● **WRITTEN EXERCISE**: Wherever a line below holds the word "diagram", copy that line.

═════ RECORDS FOR PROCESSING ═════

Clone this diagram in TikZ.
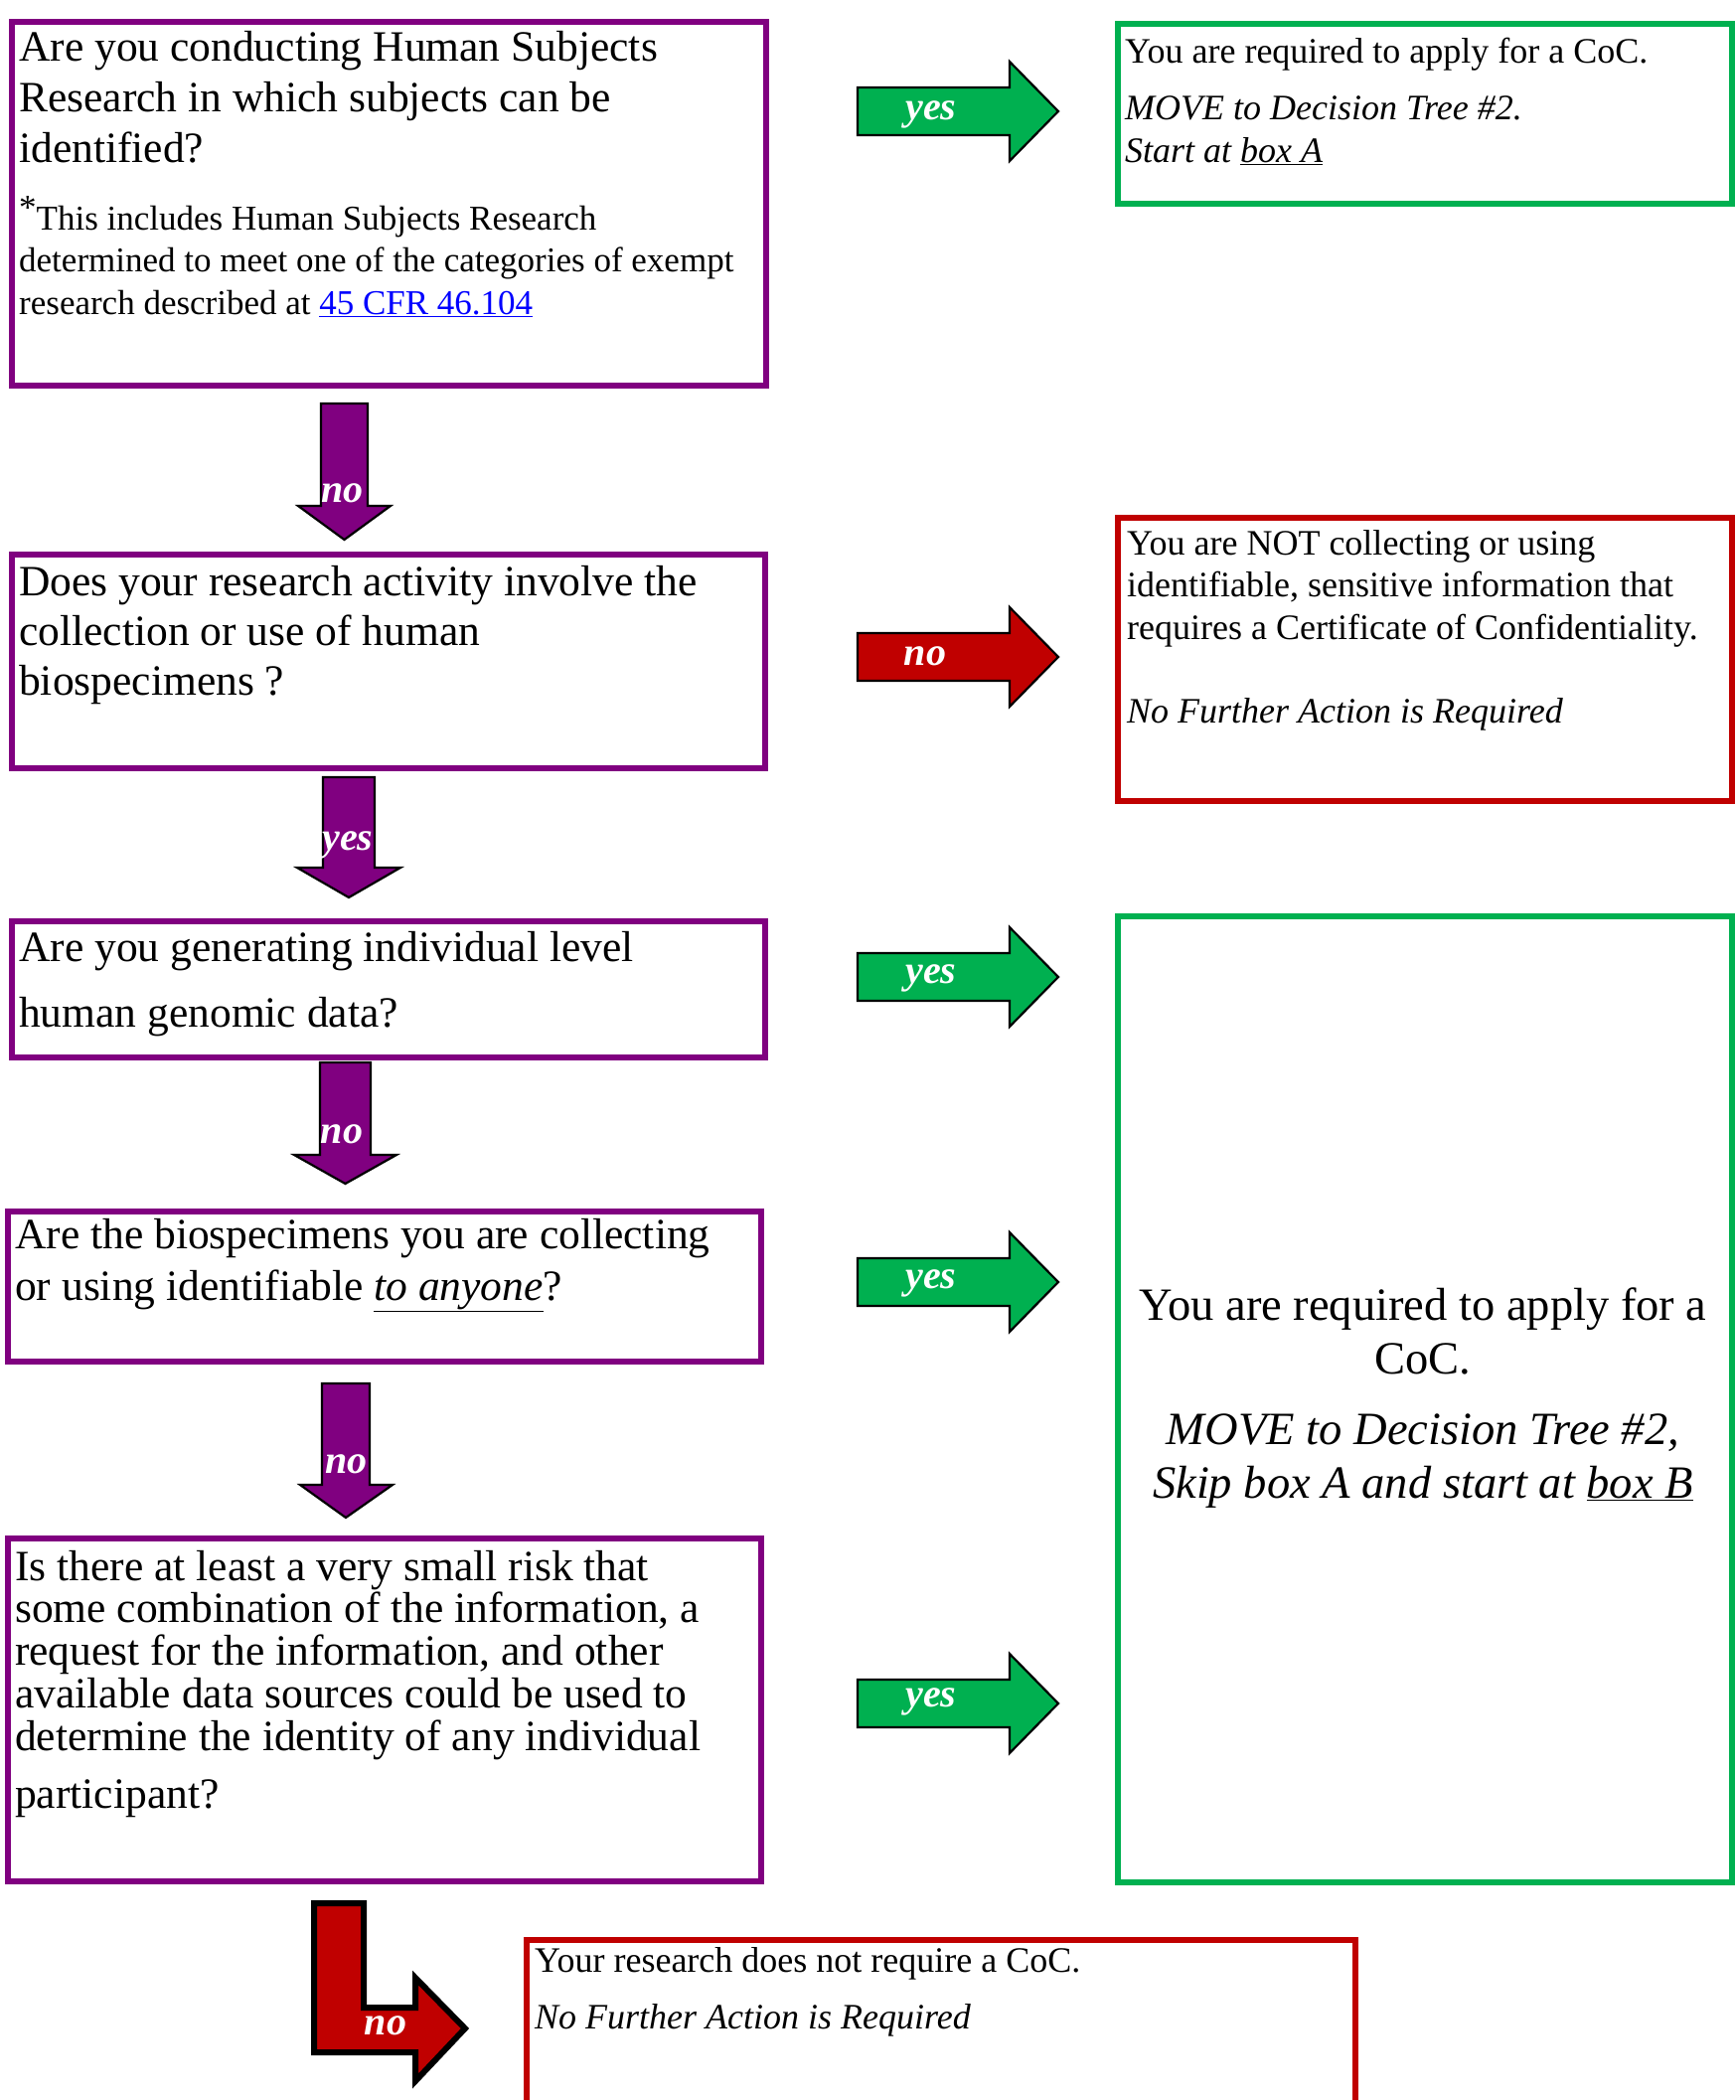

═════
═════ RECORDS FOR PROCESSING ═════

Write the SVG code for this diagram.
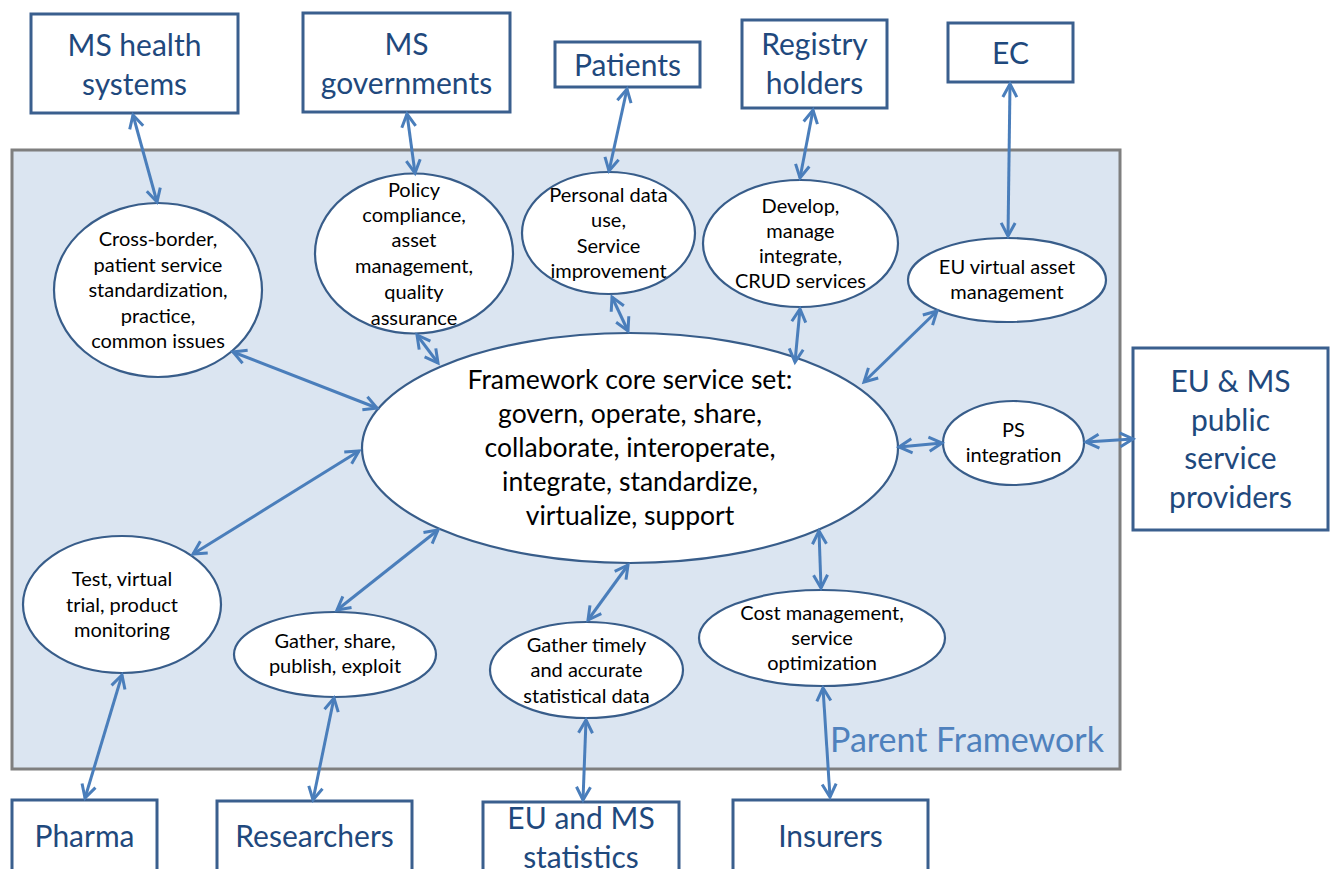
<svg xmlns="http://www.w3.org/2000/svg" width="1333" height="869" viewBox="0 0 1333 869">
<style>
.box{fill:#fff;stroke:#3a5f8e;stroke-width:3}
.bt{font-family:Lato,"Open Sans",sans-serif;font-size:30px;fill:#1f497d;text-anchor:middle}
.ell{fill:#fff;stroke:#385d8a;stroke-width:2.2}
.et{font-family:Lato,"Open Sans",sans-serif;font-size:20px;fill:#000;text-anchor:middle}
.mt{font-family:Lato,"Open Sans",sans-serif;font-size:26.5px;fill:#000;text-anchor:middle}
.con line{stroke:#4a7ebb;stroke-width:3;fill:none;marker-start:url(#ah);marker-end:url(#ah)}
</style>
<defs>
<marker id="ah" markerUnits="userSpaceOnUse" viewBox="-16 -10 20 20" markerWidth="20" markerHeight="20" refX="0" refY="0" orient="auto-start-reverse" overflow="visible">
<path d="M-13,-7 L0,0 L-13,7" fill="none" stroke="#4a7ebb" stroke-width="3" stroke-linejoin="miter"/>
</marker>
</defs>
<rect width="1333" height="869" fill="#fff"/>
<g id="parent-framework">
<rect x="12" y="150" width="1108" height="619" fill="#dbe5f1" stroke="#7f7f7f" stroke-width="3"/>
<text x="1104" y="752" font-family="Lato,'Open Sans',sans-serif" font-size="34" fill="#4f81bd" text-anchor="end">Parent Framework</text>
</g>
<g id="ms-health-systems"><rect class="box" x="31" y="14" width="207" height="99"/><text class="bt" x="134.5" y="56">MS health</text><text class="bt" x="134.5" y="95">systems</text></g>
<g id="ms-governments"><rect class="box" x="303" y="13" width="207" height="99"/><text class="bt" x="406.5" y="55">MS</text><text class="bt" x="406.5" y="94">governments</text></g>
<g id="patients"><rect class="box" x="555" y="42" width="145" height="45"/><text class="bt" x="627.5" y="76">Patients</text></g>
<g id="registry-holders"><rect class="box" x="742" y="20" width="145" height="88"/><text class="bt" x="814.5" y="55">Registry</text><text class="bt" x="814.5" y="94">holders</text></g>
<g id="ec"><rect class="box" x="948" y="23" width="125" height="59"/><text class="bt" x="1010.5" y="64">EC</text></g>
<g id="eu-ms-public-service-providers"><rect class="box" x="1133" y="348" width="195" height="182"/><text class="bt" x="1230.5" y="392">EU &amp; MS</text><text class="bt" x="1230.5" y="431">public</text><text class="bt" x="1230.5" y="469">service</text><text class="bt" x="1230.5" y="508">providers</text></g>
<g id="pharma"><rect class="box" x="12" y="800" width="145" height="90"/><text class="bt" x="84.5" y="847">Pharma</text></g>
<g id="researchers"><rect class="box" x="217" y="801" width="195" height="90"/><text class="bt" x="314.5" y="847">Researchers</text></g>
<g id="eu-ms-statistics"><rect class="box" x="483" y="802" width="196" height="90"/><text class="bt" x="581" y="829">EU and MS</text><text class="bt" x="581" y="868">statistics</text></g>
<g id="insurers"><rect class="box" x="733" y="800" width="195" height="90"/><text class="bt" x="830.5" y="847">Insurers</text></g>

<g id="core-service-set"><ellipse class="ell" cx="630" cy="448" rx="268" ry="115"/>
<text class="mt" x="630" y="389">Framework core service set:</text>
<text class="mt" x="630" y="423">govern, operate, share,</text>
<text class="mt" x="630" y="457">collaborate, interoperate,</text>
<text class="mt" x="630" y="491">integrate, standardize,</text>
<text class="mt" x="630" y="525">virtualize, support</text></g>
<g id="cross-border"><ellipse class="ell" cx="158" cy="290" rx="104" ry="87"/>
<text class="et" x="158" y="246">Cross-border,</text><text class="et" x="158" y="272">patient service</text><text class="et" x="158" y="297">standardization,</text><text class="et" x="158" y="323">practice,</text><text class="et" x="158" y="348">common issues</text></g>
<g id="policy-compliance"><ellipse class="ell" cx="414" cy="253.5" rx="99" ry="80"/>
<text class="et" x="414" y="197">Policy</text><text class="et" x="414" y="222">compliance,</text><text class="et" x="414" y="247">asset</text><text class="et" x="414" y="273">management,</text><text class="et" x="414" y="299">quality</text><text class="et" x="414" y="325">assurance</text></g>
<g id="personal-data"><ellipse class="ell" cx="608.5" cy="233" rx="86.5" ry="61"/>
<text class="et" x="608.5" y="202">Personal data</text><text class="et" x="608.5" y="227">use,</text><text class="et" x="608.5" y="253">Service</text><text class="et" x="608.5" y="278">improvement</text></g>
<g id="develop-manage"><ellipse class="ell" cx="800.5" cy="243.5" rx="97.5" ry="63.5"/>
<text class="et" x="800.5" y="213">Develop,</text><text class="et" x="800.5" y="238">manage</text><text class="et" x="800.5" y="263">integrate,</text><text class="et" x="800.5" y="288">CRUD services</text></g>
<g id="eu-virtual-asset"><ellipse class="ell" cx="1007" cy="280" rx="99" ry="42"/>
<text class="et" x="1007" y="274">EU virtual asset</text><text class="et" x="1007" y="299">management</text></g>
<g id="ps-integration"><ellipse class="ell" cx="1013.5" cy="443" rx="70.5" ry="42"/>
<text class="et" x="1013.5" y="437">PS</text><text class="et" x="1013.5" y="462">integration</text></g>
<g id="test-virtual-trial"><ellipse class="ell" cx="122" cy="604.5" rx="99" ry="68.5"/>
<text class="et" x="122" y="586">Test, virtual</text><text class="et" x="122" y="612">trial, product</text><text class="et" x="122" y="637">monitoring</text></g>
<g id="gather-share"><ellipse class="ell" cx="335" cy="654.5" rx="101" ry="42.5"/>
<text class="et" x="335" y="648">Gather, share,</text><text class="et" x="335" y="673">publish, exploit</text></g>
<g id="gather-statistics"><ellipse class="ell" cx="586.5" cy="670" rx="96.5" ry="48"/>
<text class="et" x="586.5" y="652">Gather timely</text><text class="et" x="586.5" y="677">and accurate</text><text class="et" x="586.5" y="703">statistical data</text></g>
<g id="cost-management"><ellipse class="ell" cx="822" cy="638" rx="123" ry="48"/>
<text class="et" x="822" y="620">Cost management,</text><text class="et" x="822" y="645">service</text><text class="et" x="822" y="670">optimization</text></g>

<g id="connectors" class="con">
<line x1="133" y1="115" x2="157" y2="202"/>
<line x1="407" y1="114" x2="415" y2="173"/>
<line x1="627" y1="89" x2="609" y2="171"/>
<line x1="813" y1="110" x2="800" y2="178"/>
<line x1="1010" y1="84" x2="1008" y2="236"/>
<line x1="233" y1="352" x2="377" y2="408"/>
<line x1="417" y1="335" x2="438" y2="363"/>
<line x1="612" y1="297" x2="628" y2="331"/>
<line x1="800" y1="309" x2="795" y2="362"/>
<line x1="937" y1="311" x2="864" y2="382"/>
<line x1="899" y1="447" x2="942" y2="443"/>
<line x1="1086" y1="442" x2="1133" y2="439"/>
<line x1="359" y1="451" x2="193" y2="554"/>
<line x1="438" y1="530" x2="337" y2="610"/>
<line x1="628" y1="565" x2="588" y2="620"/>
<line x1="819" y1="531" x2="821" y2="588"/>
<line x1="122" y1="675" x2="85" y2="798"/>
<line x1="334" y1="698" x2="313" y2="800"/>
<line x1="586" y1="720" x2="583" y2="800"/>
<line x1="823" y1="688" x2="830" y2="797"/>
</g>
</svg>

═════

● **ANSWER TO THE TASK**:
Clone this diagram in TikZ.
Write the SVG code for this diagram.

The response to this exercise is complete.